# START OF Given data

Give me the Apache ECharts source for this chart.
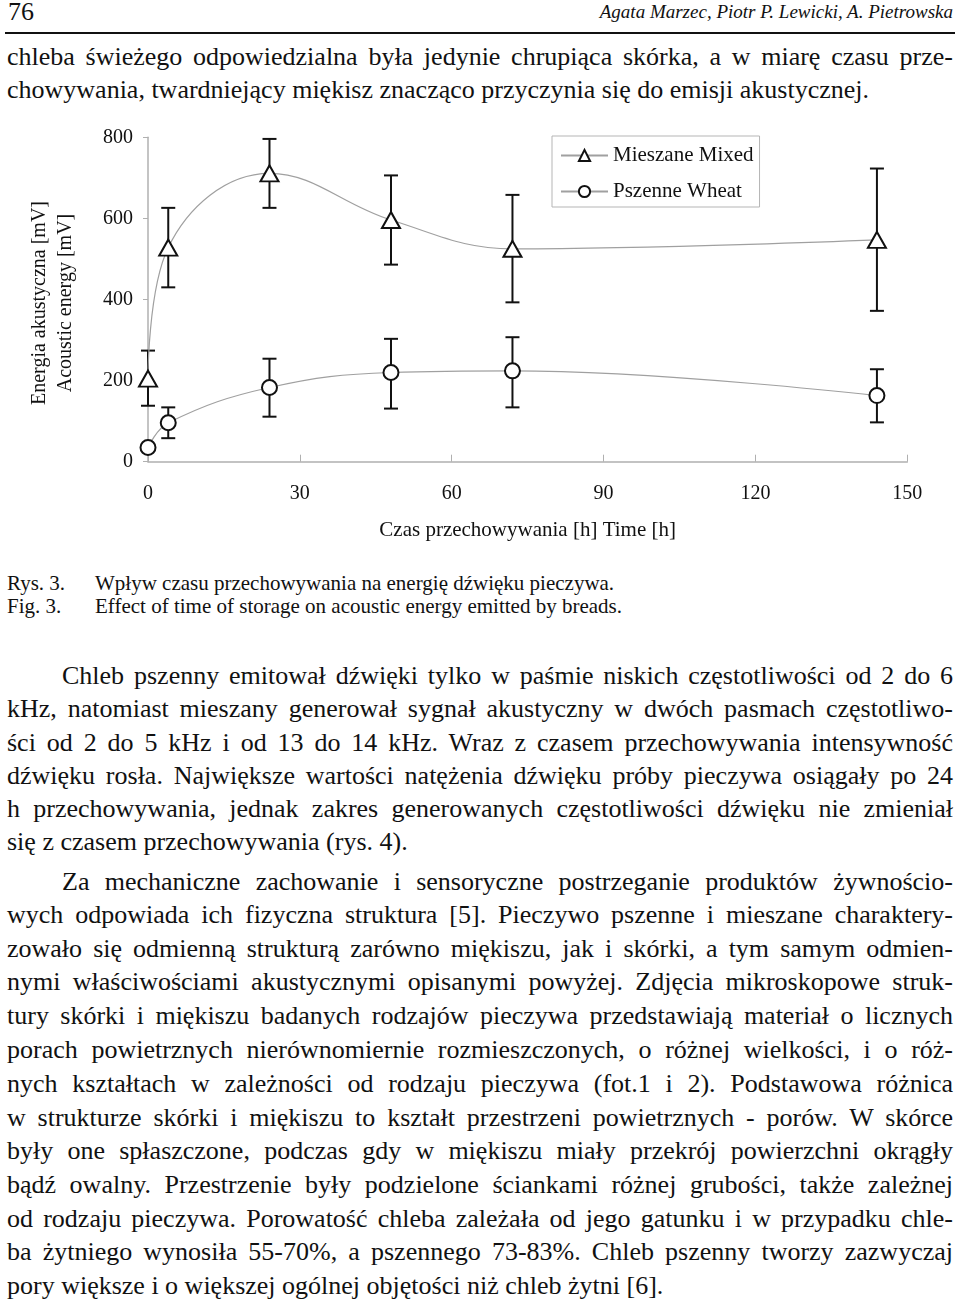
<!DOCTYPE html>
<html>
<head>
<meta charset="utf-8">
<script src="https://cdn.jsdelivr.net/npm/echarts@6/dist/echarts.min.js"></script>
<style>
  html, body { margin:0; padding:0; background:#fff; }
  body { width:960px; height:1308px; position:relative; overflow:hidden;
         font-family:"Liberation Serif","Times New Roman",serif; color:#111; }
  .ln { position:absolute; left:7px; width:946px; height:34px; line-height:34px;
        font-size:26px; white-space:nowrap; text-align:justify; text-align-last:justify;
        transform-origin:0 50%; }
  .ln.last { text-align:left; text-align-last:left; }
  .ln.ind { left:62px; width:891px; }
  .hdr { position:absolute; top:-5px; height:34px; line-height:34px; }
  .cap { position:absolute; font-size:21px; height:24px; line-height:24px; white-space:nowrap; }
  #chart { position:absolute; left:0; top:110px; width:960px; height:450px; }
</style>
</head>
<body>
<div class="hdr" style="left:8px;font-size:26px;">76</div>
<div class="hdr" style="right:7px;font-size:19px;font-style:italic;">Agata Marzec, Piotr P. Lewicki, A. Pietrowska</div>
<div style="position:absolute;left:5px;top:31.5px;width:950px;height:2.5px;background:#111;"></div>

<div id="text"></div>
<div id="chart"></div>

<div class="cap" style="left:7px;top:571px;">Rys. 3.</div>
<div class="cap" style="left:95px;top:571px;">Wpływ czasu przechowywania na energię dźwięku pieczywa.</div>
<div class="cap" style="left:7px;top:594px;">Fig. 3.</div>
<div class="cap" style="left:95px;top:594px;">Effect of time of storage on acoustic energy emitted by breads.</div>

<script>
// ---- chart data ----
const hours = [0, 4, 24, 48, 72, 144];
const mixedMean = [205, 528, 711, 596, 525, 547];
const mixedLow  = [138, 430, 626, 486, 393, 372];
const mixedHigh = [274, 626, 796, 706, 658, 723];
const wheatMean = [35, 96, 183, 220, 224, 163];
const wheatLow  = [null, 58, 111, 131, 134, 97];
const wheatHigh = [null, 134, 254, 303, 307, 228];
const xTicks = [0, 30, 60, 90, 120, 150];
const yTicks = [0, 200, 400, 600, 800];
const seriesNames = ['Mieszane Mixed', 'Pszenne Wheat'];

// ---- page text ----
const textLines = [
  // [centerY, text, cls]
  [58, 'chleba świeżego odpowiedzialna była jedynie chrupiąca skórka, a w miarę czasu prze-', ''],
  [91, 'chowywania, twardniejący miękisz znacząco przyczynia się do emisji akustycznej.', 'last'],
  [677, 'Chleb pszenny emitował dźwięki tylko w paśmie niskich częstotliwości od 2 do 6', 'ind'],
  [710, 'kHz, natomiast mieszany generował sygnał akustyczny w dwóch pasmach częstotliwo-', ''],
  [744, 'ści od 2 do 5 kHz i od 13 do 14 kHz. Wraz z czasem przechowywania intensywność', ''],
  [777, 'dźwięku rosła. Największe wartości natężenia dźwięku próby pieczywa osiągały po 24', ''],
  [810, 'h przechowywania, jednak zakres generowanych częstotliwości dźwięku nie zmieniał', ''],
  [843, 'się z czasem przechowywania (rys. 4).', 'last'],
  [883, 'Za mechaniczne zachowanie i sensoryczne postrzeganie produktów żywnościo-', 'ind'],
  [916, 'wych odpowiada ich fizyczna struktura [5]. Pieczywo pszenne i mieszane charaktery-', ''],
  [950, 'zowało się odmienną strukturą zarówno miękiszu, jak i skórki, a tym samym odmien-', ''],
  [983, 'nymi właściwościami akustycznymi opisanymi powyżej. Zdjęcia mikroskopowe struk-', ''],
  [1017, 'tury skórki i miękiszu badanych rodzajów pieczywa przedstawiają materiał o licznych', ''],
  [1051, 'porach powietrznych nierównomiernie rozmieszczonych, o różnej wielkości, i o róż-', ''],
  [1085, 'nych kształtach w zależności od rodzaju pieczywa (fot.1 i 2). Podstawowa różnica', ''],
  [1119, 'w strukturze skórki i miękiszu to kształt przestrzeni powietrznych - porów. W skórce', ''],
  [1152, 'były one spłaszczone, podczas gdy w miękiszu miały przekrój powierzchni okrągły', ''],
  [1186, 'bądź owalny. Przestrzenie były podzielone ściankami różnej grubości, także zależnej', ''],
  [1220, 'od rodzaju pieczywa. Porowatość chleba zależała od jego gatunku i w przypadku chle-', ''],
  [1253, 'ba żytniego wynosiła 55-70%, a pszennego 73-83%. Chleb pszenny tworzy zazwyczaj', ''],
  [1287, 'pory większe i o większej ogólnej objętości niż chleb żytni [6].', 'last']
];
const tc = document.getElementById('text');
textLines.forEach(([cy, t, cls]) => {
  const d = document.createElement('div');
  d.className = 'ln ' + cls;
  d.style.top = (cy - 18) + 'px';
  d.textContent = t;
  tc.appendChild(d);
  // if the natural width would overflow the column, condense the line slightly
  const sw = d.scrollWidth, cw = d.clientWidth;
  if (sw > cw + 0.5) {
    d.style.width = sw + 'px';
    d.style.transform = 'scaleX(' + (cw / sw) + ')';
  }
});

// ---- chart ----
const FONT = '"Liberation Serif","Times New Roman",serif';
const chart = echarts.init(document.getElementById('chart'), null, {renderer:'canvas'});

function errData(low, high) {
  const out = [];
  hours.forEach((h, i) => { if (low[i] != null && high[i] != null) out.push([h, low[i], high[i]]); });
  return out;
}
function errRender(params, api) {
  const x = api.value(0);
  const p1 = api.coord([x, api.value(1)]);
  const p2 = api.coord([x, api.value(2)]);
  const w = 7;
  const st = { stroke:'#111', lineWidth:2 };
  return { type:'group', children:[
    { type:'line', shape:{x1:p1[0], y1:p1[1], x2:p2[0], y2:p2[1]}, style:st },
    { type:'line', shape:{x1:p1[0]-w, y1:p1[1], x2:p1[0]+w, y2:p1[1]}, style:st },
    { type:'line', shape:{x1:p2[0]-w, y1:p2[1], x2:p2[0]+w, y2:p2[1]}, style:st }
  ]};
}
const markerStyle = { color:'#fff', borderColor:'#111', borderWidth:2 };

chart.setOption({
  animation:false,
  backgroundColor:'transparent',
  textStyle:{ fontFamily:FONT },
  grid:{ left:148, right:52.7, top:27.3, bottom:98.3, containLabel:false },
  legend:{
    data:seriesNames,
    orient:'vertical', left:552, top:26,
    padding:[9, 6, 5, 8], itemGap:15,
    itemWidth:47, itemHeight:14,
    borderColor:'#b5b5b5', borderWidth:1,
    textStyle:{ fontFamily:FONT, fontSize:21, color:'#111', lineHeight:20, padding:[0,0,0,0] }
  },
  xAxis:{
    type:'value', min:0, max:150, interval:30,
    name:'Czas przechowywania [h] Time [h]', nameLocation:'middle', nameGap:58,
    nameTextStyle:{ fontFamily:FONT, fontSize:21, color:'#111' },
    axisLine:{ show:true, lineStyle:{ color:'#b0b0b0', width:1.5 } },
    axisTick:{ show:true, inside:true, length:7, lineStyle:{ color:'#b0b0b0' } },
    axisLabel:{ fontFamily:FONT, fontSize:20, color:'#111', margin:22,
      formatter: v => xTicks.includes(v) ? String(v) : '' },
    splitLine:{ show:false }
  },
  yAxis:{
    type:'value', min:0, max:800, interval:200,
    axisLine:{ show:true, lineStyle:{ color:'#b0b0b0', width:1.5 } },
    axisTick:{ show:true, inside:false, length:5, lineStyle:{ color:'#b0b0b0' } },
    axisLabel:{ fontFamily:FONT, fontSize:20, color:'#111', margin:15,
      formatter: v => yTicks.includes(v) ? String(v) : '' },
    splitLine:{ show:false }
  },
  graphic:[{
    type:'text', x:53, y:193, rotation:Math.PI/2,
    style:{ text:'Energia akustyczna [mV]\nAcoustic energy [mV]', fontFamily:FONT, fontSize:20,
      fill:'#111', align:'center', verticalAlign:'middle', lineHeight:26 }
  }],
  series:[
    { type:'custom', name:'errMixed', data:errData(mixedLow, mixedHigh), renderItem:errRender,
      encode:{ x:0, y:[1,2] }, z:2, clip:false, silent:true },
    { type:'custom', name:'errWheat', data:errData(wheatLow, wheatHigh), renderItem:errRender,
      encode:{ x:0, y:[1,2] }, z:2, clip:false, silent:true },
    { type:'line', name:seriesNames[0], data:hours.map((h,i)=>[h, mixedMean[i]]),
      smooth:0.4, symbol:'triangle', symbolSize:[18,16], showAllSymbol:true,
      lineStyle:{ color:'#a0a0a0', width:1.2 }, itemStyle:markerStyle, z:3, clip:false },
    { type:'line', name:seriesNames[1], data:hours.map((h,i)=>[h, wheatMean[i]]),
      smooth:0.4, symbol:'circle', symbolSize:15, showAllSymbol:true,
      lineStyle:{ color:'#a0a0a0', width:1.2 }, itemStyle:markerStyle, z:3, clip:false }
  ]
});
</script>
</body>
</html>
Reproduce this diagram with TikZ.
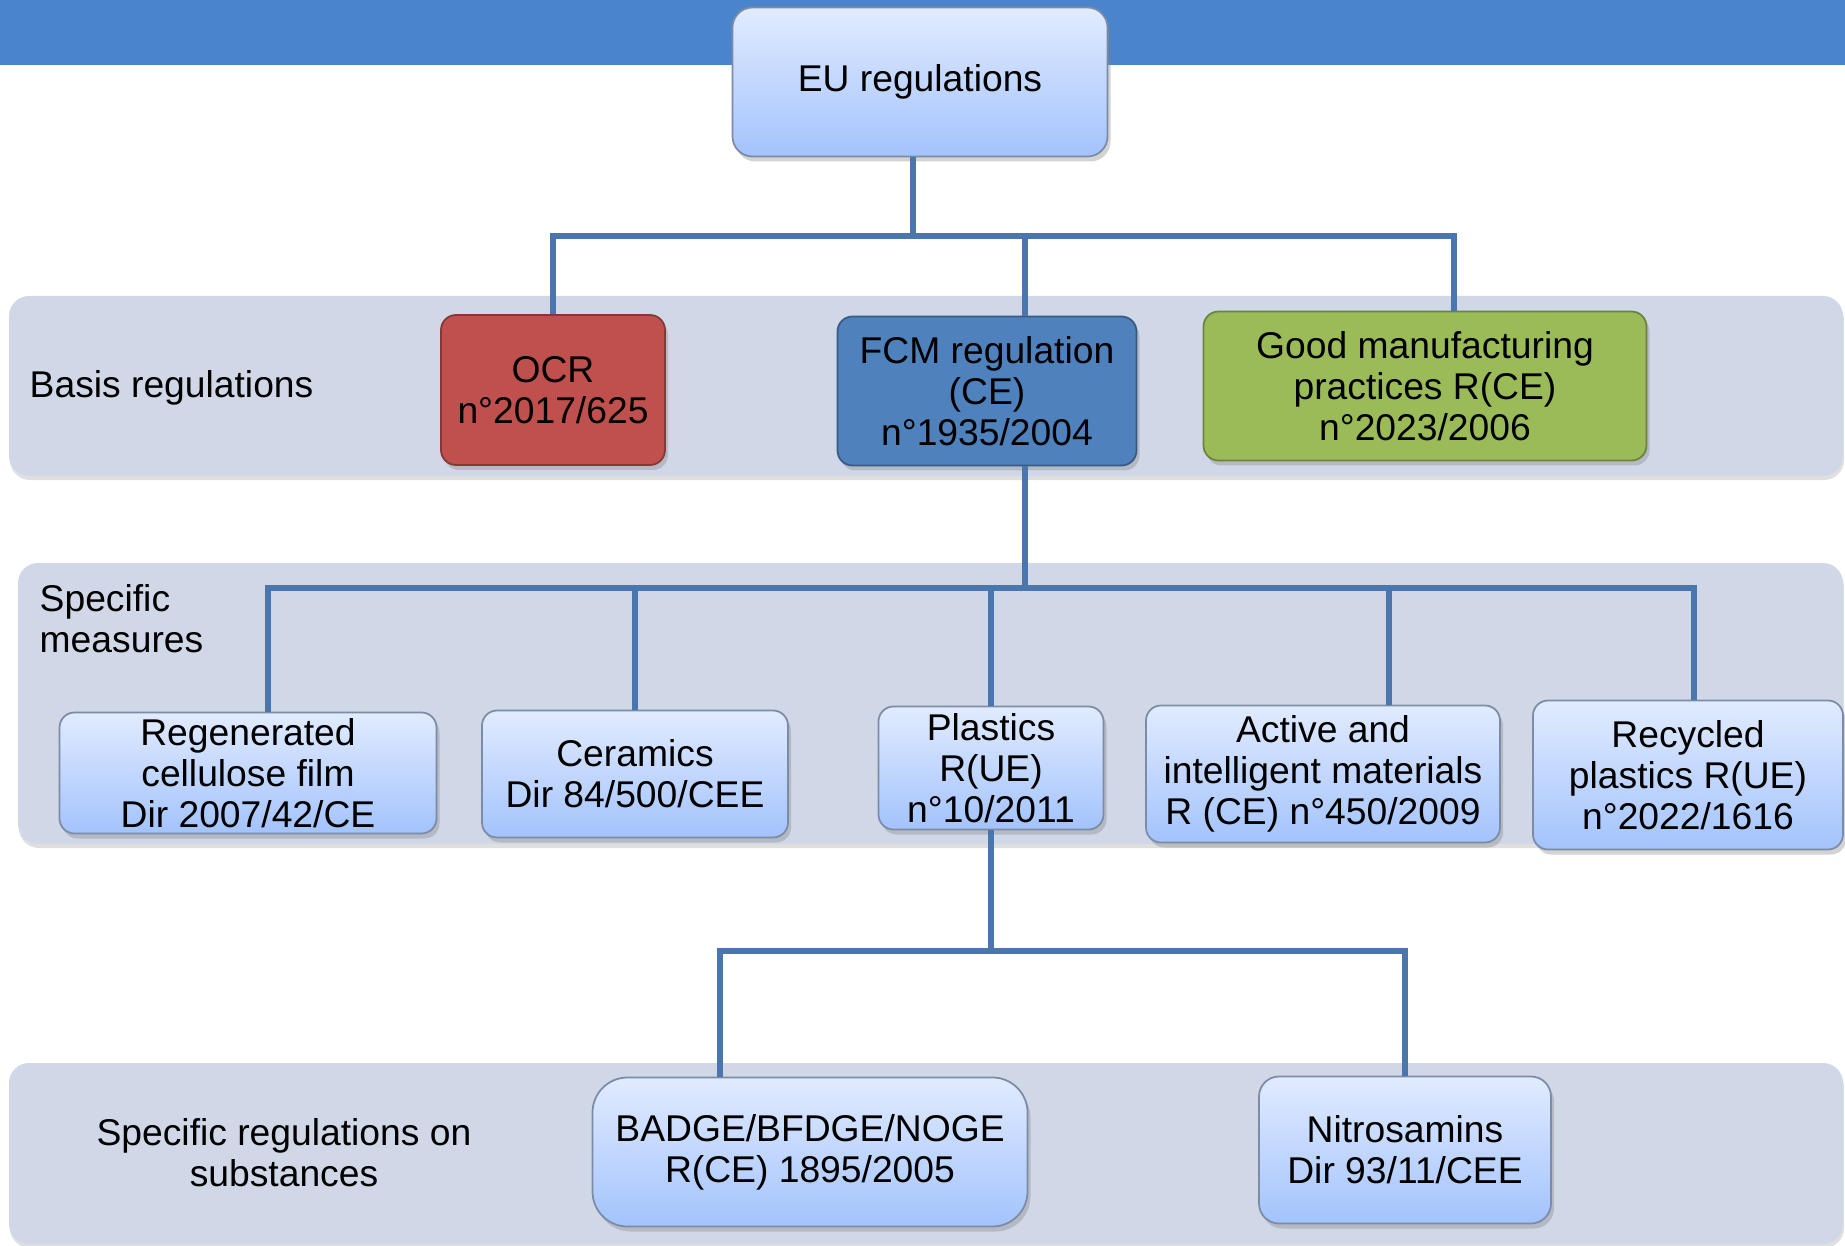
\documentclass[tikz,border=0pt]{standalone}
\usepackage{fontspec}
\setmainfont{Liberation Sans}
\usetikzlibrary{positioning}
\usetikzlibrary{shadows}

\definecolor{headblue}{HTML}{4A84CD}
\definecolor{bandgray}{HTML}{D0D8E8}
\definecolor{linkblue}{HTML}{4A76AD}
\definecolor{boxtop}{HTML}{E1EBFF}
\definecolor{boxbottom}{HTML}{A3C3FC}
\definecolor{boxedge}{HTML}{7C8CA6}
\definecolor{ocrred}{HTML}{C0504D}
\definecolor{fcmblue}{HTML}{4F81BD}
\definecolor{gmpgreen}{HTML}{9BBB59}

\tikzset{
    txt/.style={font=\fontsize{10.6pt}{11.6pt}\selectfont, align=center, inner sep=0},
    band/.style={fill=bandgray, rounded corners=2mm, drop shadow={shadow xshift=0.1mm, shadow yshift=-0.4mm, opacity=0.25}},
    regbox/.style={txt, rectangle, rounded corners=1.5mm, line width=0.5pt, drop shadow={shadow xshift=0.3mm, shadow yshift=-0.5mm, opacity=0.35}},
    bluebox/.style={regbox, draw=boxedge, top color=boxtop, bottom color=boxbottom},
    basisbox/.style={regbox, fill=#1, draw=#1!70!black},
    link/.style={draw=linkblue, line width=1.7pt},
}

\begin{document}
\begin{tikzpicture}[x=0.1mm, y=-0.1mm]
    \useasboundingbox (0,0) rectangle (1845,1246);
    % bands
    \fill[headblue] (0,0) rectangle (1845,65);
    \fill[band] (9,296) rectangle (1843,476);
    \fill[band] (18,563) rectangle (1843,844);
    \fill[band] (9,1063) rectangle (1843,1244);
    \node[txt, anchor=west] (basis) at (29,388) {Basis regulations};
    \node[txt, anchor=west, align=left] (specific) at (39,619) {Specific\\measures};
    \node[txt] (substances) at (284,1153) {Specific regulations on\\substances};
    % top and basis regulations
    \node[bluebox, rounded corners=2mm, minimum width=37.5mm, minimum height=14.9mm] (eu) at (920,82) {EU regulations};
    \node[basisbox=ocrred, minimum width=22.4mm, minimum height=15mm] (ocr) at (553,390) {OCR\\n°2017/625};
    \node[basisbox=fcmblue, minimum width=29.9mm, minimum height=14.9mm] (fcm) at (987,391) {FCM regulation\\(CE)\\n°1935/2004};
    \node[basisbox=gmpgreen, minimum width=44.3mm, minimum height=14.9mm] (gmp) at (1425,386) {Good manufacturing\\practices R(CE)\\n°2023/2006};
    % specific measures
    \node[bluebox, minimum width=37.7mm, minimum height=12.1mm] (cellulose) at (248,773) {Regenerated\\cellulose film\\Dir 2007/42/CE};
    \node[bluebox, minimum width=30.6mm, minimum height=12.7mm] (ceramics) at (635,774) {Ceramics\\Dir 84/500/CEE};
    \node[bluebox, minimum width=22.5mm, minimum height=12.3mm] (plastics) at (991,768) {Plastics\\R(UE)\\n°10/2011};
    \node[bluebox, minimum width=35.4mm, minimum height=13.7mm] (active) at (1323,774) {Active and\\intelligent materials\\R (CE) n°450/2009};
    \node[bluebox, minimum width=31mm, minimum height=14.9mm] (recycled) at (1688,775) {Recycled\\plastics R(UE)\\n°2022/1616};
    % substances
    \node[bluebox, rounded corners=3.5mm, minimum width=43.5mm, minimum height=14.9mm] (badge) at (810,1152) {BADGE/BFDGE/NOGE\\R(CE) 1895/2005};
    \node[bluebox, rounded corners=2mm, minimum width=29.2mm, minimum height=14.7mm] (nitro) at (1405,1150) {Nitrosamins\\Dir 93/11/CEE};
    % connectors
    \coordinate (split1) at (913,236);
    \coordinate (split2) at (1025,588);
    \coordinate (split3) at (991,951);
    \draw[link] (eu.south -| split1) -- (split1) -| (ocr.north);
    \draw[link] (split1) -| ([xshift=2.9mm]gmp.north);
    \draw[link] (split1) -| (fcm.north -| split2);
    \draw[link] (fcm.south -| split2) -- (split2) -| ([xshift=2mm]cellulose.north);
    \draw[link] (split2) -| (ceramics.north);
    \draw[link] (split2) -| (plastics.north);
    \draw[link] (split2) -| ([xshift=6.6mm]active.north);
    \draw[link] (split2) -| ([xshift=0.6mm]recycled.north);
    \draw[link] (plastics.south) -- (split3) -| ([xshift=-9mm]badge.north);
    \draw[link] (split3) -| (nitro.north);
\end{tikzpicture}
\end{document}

# END OF Given data

● **Exercise aim**:
Check every line of the data, and copy the ones that contain "this".

● **Output of the task**:
Give me the Apache ECharts source for this chart.
Reproduce this diagram with TikZ.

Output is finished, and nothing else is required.